EXERCISE BRIEF:
Take the lines from the head of the listing through the one bearing "YAxis, CartesianGrid, Legend" and copy them exactly, leaving every picture out.

AVAILABLE DATA:

● ● ● ●

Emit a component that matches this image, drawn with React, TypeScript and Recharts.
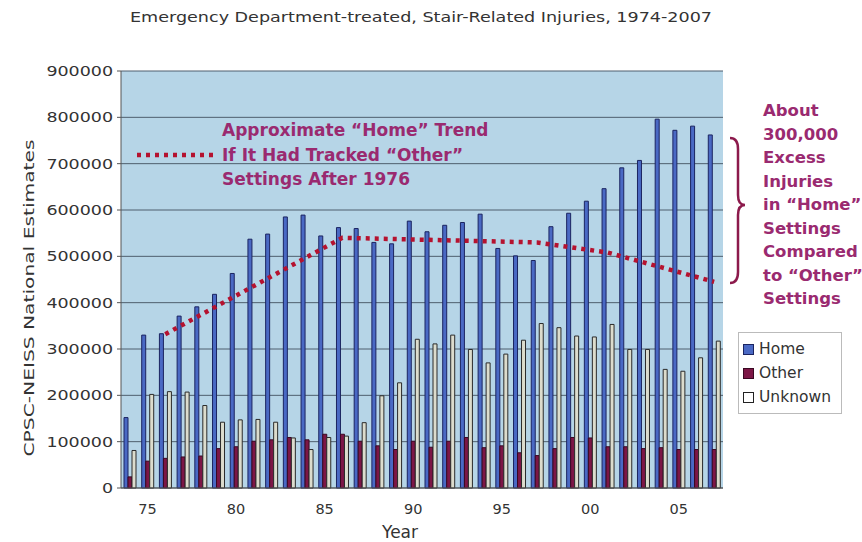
import React from 'react';
import { ComposedChart, Bar, Line, XAxis, YAxis, CartesianGrid, Legend } from 'recharts';

const years = [1974,1975,1976,1977,1978,1979,1980,1981,1982,1983,1984,1985,1986,1987,1988,1989,1990,1991,1992,1993,1994,1995,1996,1997,1998,1999,2000,2001,2002,2003,2004,2005,2006,2007];
const home = [152000,330000,333000,371000,391000,418000,463000,537000,548000,585000,589000,544000,562000,560000,530000,527000,576000,553000,567000,573000,591000,517000,501000,491000,564000,593000,619000,646000,691000,707000,796000,772000,781000,762000];
const other = [24000,58000,64000,67000,69000,85000,89000,101000,104000,109000,104000,116000,116000,101000,91000,83000,101000,88000,101000,109000,87000,91000,76000,70000,85000,109000,108000,89000,89000,85000,87000,83000,83000,83000];
const unknown = [81000,202000,208000,207000,178000,142000,147000,148000,142000,108000,83000,109000,112000,141000,199000,227000,321000,311000,330000,299000,270000,289000,319000,355000,346000,328000,326000,353000,299000,299000,256000,252000,281000,317000];
const trendYears = [1976, 1986, 1997, 2001, 2007];
const trendValues = [332000, 540000, 530000, 508000, 445000];
const yTicks = [0,100000,200000,300000,400000,500000,600000,700000,800000,900000];

const title = 'Emergency Department-treated, Stair-Related Injuries, 1974-2007';
const yLabel = 'CPSC-NEISS National Estimates';
const xLabel = 'Year';
const trendNote = ['Approximate \u201CHome\u201D Trend', 'If It Had Tracked \u201COther\u201D', 'Settings After 1976'];
const excessNote = ['About', '300,000', 'Excess', 'Injuries', 'in \u201CHome\u201D', 'Settings', 'Compared', 'to \u201COther\u201D', 'Settings'];

const series = [
  { key: 'Home', fill: '#4a69c4', stroke: '#1b2460' },
  { key: 'Other', fill: '#7c1646', stroke: '#3a0822' },
  { key: 'Unknown', fill: '#dcdccd', stroke: '#2a2a2a' },
];

const data = years.map((y, i) => {
  const ti = trendYears.indexOf(y);
  return {
    year: y,
    Home: home[i],
    Other: other[i],
    Unknown: unknown[i],
    trend: ti >= 0 ? trendValues[ti] : null,
  };
});

const TEXT = '#333333';
const NOTE = '#9a2a70';
const TREND = '#b5122f';

const YTick = (props: any) => {
  const { x, y, payload } = props;
  const s = String(payload.value);
  return (
    <text x={x} y={y} dy={5} textAnchor="end" fontSize={14} fill={TEXT} textLength={s.length * 11.1} lengthAdjust="spacingAndGlyphs">
      {s}
    </text>
  );
};

const XTick = (props: any) => {
  const { x, y, payload } = props;
  const yr = Number(payload.value);
  if (yr % 5 !== 0) return <g />;
  return (
    <text x={x} y={y} dy={11} textAnchor="middle" fontSize={14.5} fill={TEXT}>
      {String(yr).slice(2)}
    </text>
  );
};

const LegendBox = () => (
  <div style={{ border: '1px solid #bbbbbb', background: '#ffffff', padding: '4px 2px 4px 2px', boxSizing: 'border-box', width: 104 }}>
    {series.map((s) => (
      <div key={s.key} style={{ display: 'flex', alignItems: 'center', height: 24, fontSize: 15.5, color: TEXT, fontFamily: 'DejaVu Sans' }}>
        <span style={{ display: 'inline-block', width: 9, height: 9, background: s.key === 'Unknown' ? '#ffffff' : s.fill, border: `1.5px solid ${s.key === 'Home' ? '#1b2460' : s.key === 'Other' ? '#3a0822' : '#222'}`, marginRight: 5, marginLeft: 2 }} />
        <span>{s.key}</span>
      </div>
    ))}
  </div>
);

export default function App() {
  return (
    <div style={{ position: 'absolute', left: 0, top: 0, width: 862, height: 542, background: '#ffffff', fontFamily: 'DejaVu Sans' }}>
      <ComposedChart
        width={862}
        height={542}
        data={data}
        margin={{ top: 71, right: 139, bottom: 24, left: 40 }}
        barCategoryGap={3}
        barGap={0}
      >
        <CartesianGrid vertical={false} horizontal={true} stroke="#4e5e6e" strokeWidth={1} fill="#b6d5e7" fillOpacity={1} />
        <XAxis
          dataKey="year"
          interval={0}
          height={30}
          tickLine={false}
          tickSize={5}
          tickMargin={10}
          axisLine={{ stroke: '#555555' }}
          tick={<XTick />}
        />
        <YAxis
          width={81}
          domain={[0, 900000]}
          ticks={yTicks}
          interval={0}
          tickSize={4}
          tickMargin={4}
          tickLine={{ stroke: '#555555' }}
          axisLine={{ stroke: '#555555' }}
          tick={<YTick />}
        />
        <YAxis yAxisId="right" orientation="right" width={0} domain={[0, 900000]} tick={false} tickLine={false} axisLine={{ stroke: '#7d8c9a' }} />
        {series.map((s) => (
          <Bar key={s.key} dataKey={s.key} fill={s.fill} stroke={s.stroke} strokeWidth={1} isAnimationActive={false} />
        ))}
        <Line
          dataKey="trend"
          type="linear"
          stroke={TREND}
          strokeWidth={4.5}
          strokeDasharray="4 5"
          dot={false}
          activeDot={false}
          connectNulls
          isAnimationActive={false}
          legendType="none"
        />
        <Legend
          layout="vertical"
          align="center"
          verticalAlign="middle"
          content={<LegendBox />}
          wrapperStyle={{ left: 738, top: 332, width: 104, height: 78 }}
        />
      </ComposedChart>
      <svg width={862} height={542} style={{ position: 'absolute', left: 0, top: 0, pointerEvents: 'none' }}>
        <text x={421} y={22} textAnchor="middle" fontSize={13.5} fill={TEXT} textLength={582} lengthAdjust="spacingAndGlyphs">
          {title}
        </text>
        <text x={0} y={0} transform="translate(34,298) rotate(-90)" textAnchor="middle" fontSize={14.5} fill={TEXT} textLength={317} lengthAdjust="spacingAndGlyphs">
          {yLabel}
        </text>
        <text x={400} y={538} textAnchor="middle" fontSize={17} fill={TEXT}>
          {xLabel}
        </text>
        <line x1={137} y1={155} x2={214} y2={155} stroke={TREND} strokeWidth={4.5} strokeDasharray="4 5" />
        {trendNote.map((t, i) => (
          <text key={i} x={222} y={136 + i * 24.5} fontSize={17} fontWeight="bold" fill={NOTE}>
            {t}
          </text>
        ))}
        {excessNote.map((t, i) => (
          <text key={i} x={763} y={116 + i * 23.5} fontSize={16.5} fontWeight="bold" fill={NOTE}>
            {t}
          </text>
        ))}
        <path d="M 730 138 Q 738 138 738 149 L 738 195 Q 738 205 745 205 Q 738 205 738 215 L 738 272 Q 738 283 730 283" fill="none" stroke="#8c1a4c" strokeWidth={2.5} />
      </svg>
    </div>
  );
}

● ● ● ●

OUTPUT FOR THIS TASK:
Emit a component that matches this image, drawn with React, TypeScript and Recharts.
import React from 'react';
import { ComposedChart, Bar, Line, XAxis, YAxis, CartesianGrid, Legend } from 'recharts';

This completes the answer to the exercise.